On his 1966 album The Drifter, country icon Marty Robbins offers a tender, unhurried confession of longing in “Never Tie Me Down,” a brief but evocative track that stands apart from his more dramatic ballads. Though not released as a single, and with no documented chart performance, its gentle insistence on autonomy resonates as a quiet centerpiece in an album that peaked at number six on the Billboard country charts.

In the tapestry of Robbins’s career, The Drifter marks a particularly introspective turn. Produced by Don Law and Frank Jones, the album—and its title track—captures the spirit of a wandering soul shaped by western landscapes and cowboy lore. While Robbins is often celebrated for his sweeping ballads like “El Paso” and “Feleena,” here he pares back the drama to deliver something more delicate and deeply personal.

The song’s lyrics—simple, spare, and yet brimming with emotional urgency—are Robbins’s own creation, rooted in the longing for freedom rather than fame. Lines like “Give me lots of elbow room but never tie me down” and “Let me ride until I’ve seen the beauty of it all” articulate a vulnerability seldom exposed in his more narrative-driven work.
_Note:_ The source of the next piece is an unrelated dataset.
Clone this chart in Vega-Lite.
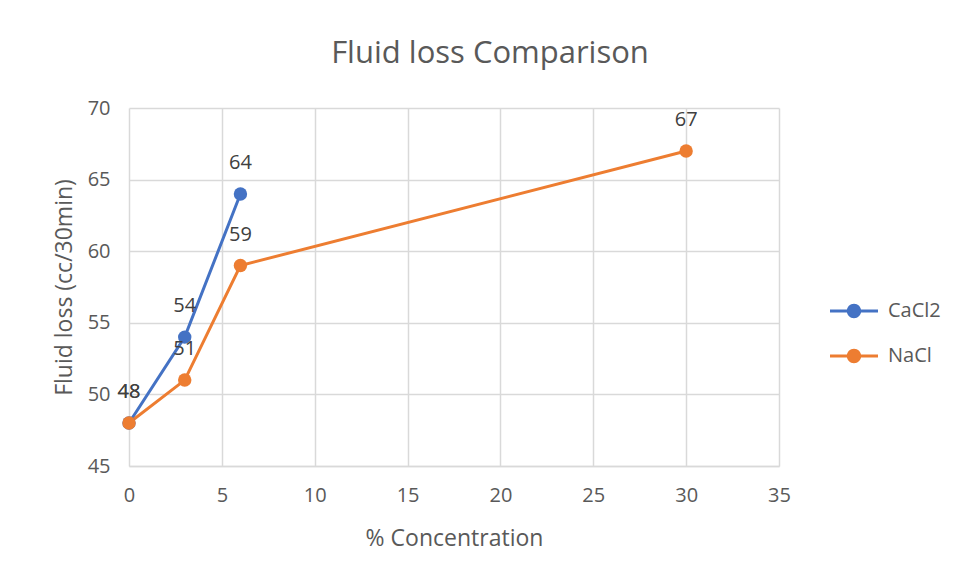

The refrain is not just a demand but a plea: to traverse mountains and rivers, to sleep on damp ground, to feel the sting of cold beneath an open sky—all without the safety net of permanence or the confines of commitment.

Musically, the song is understated. The chord progression—rooted in classic country simplicity (notably C, G7, F) —mirrors the lyrical theme: there’s a measured, steady rhythm, almost like hoofbeats across a wide plain. It’s not theatrical; it doesn’t need to be. The restraint is intentional. Robbins invites the listener into a space where longing doesn’t rely on melodrama but on honest, unadorned yearning.

In a broader sense, “Never Tie Me Down” feels like a solitary whisper from a man who has lived much, seen much, and yet still craves the horizon. The brevity of the track—just around 1 minute and 29 seconds on the LP —underscores its purity. It’s not a chorus-heavy radio hit, but rather a meditation: a cowboy’s soulful statement that the greatest journey is one taken without chains.

Over the decades, the song has remained a hidden gem among Robbins’s fan base—not necessarily because it was a commercial triumph, but because it distills a universal truth about longing and liberty. In a catalog filled with blood-sworn outlaws and love-lost drifters, “Never Tie Me Down” stands as a gentle manifesto of freedom: for all his life’s adventures, Robbins reminds us that the truest loyalty is sometimes to one’s own restless heart.